— Begin PROVIDED MATERIAL —
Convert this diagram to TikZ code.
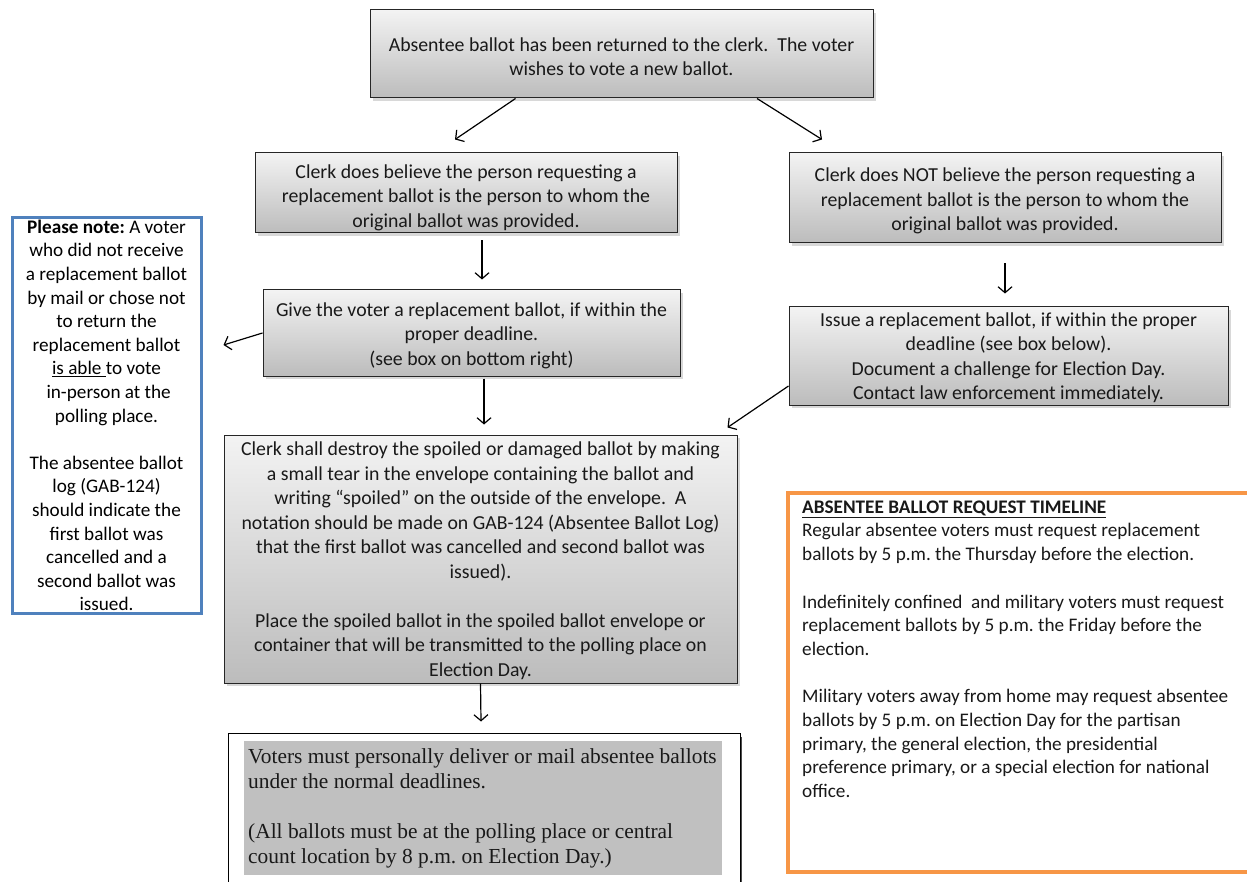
\documentclass[tikz,border=0pt]{standalone}
\usepackage{fontspec}
\setmainfont{Carlito}
\newfontfamily\seriffam{Liberation Serif}
\usetikzlibrary{arrows.meta,shadows}
\definecolor{gtop}{RGB}{243,243,243}
\definecolor{gbot}{RGB}{188,188,188}
\definecolor{noteblue}{RGB}{79,129,189}
\definecolor{tlorange}{RGB}{247,150,70}
\definecolor{innergray}{RGB}{192,192,192}
\newcommand\lowered[2]{\raisebox{-#1}[\height][\depth]{\begin{tabular}{@{}c@{}}#2\end{tabular}}}
\begin{document}
\frenchspacing
\begin{tikzpicture}[x=1pt,y=-1pt,
  gbox/.style={draw=black!85, line width=1pt, top color=gtop, bottom color=gbot,
    drop shadow={shadow xshift=3pt, shadow yshift=-3pt, opacity=0.3},
    inner sep=0pt, align=center, text=black!90,
    font=\fontsize{19.8}{24.5}\selectfont},
  arr/.style={draw=black, line width=1.2pt, -{Straight Barb[length=6pt,width=14pt]}},
  txt/.style={inner sep=0pt, text=black!90}
]
\useasboundingbox (0,0) rectangle (1247,882);
\fill[white] (0,0) rectangle (1247,882);

\node[gbox, minimum width=503pt, minimum height=88pt] (top) at (621.5,54)
  {\lowered{4.5pt}{Absentee ballot has been returned to the clerk.\ \ The voter\\wishes to vote a new ballot.}};

\node[gbox, minimum width=422pt, minimum height=80pt] (believe) at (466,193)
  {\lowered{5pt}{Clerk does believe the person requesting a\\replacement ballot is the person to whom the\\original ballot was provided.}};

\node[gbox, minimum width=432pt, minimum height=90pt] (notb) at (1005,198)
  {\lowered{3.5pt}{Clerk does NOT believe the person requesting a\\replacement ballot is the person to whom the\\original ballot was provided.}};

\node[gbox, minimum width=417pt, minimum height=86pt] (give) at (471.5,333)
  {\lowered{3pt}{Give the voter a replacement ballot, if within the\\proper deadline.\\(see box on bottom right)}};

\node[gbox, minimum width=439pt, minimum height=94pt] (issue) at (1008.5,356)
  {\lowered{2pt}{Issue a replacement ballot, if within the proper\\deadline (see box below).\\Document a challenge for Election Day.\\Contact law enforcement immediately.}};

\node[gbox, minimum width=513pt, minimum height=248pt] (destroy) at (480.5,559)
  {\lowered{2pt}{Clerk shall destroy the spoiled or damaged ballot by making\\a small tear in the envelope containing the ballot and\\writing “spoiled” on the outside of the envelope.\ \ A\\notation should be made on GAB-124 (Absentee Ballot Log)\\that the first ballot was cancelled and second ballot was\\issued).\\ \\Place the spoiled ballot in the spoiled ballot envelope or\\container that will be transmitted to the polling place on\\Election Day.}};

\node[draw=noteblue, line width=3pt, minimum width=189pt, minimum height=395pt, inner sep=0pt,
  align=center, text=black, font=\fontsize{19.2}{23.6}\selectfont] (note) at (106.5,415.5)
  {\textbf{Please note:} A voter\\who did not receive\\a replacement ballot\\by mail or chose not\\to return the\\replacement ballot\\\underline{is able }to vote\\\ in-person at the\\polling place.\\[23.6pt]The absentee ballot\\log (GAB-124)\\should indicate the\\first ballot was\\cancelled and a\\second ballot was\\issued.};

% bottom box
\draw[black!70, line width=1pt] (741,737) -- (741,890);
\node[draw=black, line width=1pt, fill=white, minimum width=512pt, minimum height=157pt, inner sep=0pt] (bottom) at (484,811.5) {};
\node[fill=innergray, minimum width=478pt, minimum height=134pt, inner sep=0pt] (inner) at (483,808) {};
\node[txt, anchor=north west, align=left, font=\seriffam\fontsize{21.4}{25}\selectfont] (btext) at (248,748)
  {Voters must personally deliver or mail absentee ballots\\under the normal deadlines.\\[25pt](All ballots must be at the polling place or central\\count location by 8 p.m. on Election Day.)};

% orange timeline box
\node[draw=tlorange, line width=4pt, minimum width=464pt, minimum height=379pt, inner sep=0pt] (tl) at (1020,682.5) {};
\node[txt, anchor=north west, align=left, font=\fontsize{19.2}{23.7}\selectfont] (tltext) at (802,500.5)
  {\underline{\textbf{ABSENTEE BALLOT REQUEST TIMELINE}}\\Regular absentee voters must request replacement\\ballots by 5 p.m. the Thursday before the election.\\[23.7pt]Indefinitely confined\ \ and military voters must request\\replacement ballots by 5 p.m. the Friday before the\\election.\\[23.7pt]Military voters away from home may request absentee\\ballots by 5 p.m. on Election Day for the partisan\\primary, the general election, the presidential\\preference primary, or a special election for national\\office.};

% connectors
\draw[arr] ([xshift=-106pt]top.south) -- ([xshift=-11pt,yshift=13pt]believe.north);
\draw[arr] ([xshift=135.5pt]top.south) -- ([xshift=-183pt,yshift=13pt]notb.north);
\draw[arr] ([xshift=16pt,yshift=-7pt]believe.south) -- ([xshift=10.5pt,yshift=10pt]give.north);
\draw[arr] ([yshift=-20pt]notb.south) -- ([xshift=-3.5pt,yshift=13pt]issue.north);
\draw[arr] (give.west) -- ([xshift=21pt,yshift=70.5pt]note.east);
\draw[arr] ([xshift=12.5pt,yshift=-2pt]give.south) -- ([xshift=3.5pt,yshift=10pt]destroy.north);
\draw[arr] ([yshift=-30pt]issue.west) -- ([xshift=-10pt,yshift=7pt]destroy.north east);
\draw[arr] (destroy.south) -- ([xshift=-3pt,yshift=11pt]bottom.north);
\end{tikzpicture}
\end{document}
— End PROVIDED MATERIAL —
→ **GIVEN REQUEST**
Copy the data character for character, but drop all pictures from the copy.

→ **EXERCISE OUTPUT**
Convert this diagram to TikZ code.
\documentclass[tikz,border=0pt]{standalone}
\usepackage{fontspec}
\setmainfont{Carlito}
\newfontfamily\seriffam{Liberation Serif}
\usetikzlibrary{arrows.meta,shadows}
\definecolor{gtop}{RGB}{243,243,243}
\definecolor{gbot}{RGB}{188,188,188}
\definecolor{noteblue}{RGB}{79,129,189}
\definecolor{tlorange}{RGB}{247,150,70}
\definecolor{innergray}{RGB}{192,192,192}
\newcommand\lowered[2]{\raisebox{-#1}[\height][\depth]{\begin{tabular}{@{}c@{}}#2\end{tabular}}}
\begin{document}
\frenchspacing
\begin{tikzpicture}[x=1pt,y=-1pt,
  gbox/.style={draw=black!85, line width=1pt, top color=gtop, bottom color=gbot,
    drop shadow={shadow xshift=3pt, shadow yshift=-3pt, opacity=0.3},
    inner sep=0pt, align=center, text=black!90,
    font=\fontsize{19.8}{24.5}\selectfont},
  arr/.style={draw=black, line width=1.2pt, -{Straight Barb[length=6pt,width=14pt]}},
  txt/.style={inner sep=0pt, text=black!90}
]
\useasboundingbox (0,0) rectangle (1247,882);
\fill[white] (0,0) rectangle (1247,882);

\node[gbox, minimum width=503pt, minimum height=88pt] (top) at (621.5,54)
  {\lowered{4.5pt}{Absentee ballot has been returned to the clerk.\ \ The voter\\wishes to vote a new ballot.}};

\node[gbox, minimum width=422pt, minimum height=80pt] (believe) at (466,193)
  {\lowered{5pt}{Clerk does believe the person requesting a\\replacement ballot is the person to whom the\\original ballot was provided.}};

\node[gbox, minimum width=432pt, minimum height=90pt] (notb) at (1005,198)
  {\lowered{3.5pt}{Clerk does NOT believe the person requesting a\\replacement ballot is the person to whom the\\original ballot was provided.}};

\node[gbox, minimum width=417pt, minimum height=86pt] (give) at (471.5,333)
  {\lowered{3pt}{Give the voter a replacement ballot, if within the\\proper deadline.\\(see box on bottom right)}};

\node[gbox, minimum width=439pt, minimum height=94pt] (issue) at (1008.5,356)
  {\lowered{2pt}{Issue a replacement ballot, if within the proper\\deadline (see box below).\\Document a challenge for Election Day.\\Contact law enforcement immediately.}};

\node[gbox, minimum width=513pt, minimum height=248pt] (destroy) at (480.5,559)
  {\lowered{2pt}{Clerk shall destroy the spoiled or damaged ballot by making\\a small tear in the envelope containing the ballot and\\writing “spoiled” on the outside of the envelope.\ \ A\\notation should be made on GAB-124 (Absentee Ballot Log)\\that the first ballot was cancelled and second ballot was\\issued).\\ \\Place the spoiled ballot in the spoiled ballot envelope or\\container that will be transmitted to the polling place on\\Election Day.}};

\node[draw=noteblue, line width=3pt, minimum width=189pt, minimum height=395pt, inner sep=0pt,
  align=center, text=black, font=\fontsize{19.2}{23.6}\selectfont] (note) at (106.5,415.5)
  {\textbf{Please note:} A voter\\who did not receive\\a replacement ballot\\by mail or chose not\\to return the\\replacement ballot\\\underline{is able }to vote\\\ in-person at the\\polling place.\\[23.6pt]The absentee ballot\\log (GAB-124)\\should indicate the\\first ballot was\\cancelled and a\\second ballot was\\issued.};

% bottom box
\draw[black!70, line width=1pt] (741,737) -- (741,890);
\node[draw=black, line width=1pt, fill=white, minimum width=512pt, minimum height=157pt, inner sep=0pt] (bottom) at (484,811.5) {};
\node[fill=innergray, minimum width=478pt, minimum height=134pt, inner sep=0pt] (inner) at (483,808) {};
\node[txt, anchor=north west, align=left, font=\seriffam\fontsize{21.4}{25}\selectfont] (btext) at (248,748)
  {Voters must personally deliver or mail absentee ballots\\under the normal deadlines.\\[25pt](All ballots must be at the polling place or central\\count location by 8 p.m. on Election Day.)};

% orange timeline box
\node[draw=tlorange, line width=4pt, minimum width=464pt, minimum height=379pt, inner sep=0pt] (tl) at (1020,682.5) {};
\node[txt, anchor=north west, align=left, font=\fontsize{19.2}{23.7}\selectfont] (tltext) at (802,500.5)
  {\underline{\textbf{ABSENTEE BALLOT REQUEST TIMELINE}}\\Regular absentee voters must request replacement\\ballots by 5 p.m. the Thursday before the election.\\[23.7pt]Indefinitely confined\ \ and military voters must request\\replacement ballots by 5 p.m. the Friday before the\\election.\\[23.7pt]Military voters away from home may request absentee\\ballots by 5 p.m. on Election Day for the partisan\\primary, the general election, the presidential\\preference primary, or a special election for national\\office.};

% connectors
\draw[arr] ([xshift=-106pt]top.south) -- ([xshift=-11pt,yshift=13pt]believe.north);
\draw[arr] ([xshift=135.5pt]top.south) -- ([xshift=-183pt,yshift=13pt]notb.north);
\draw[arr] ([xshift=16pt,yshift=-7pt]believe.south) -- ([xshift=10.5pt,yshift=10pt]give.north);
\draw[arr] ([yshift=-20pt]notb.south) -- ([xshift=-3.5pt,yshift=13pt]issue.north);
\draw[arr] (give.west) -- ([xshift=21pt,yshift=70.5pt]note.east);
\draw[arr] ([xshift=12.5pt,yshift=-2pt]give.south) -- ([xshift=3.5pt,yshift=10pt]destroy.north);
\draw[arr] ([yshift=-30pt]issue.west) -- ([xshift=-10pt,yshift=7pt]destroy.north east);
\draw[arr] (destroy.south) -- ([xshift=-3pt,yshift=11pt]bottom.north);
\end{tikzpicture}
\end{document}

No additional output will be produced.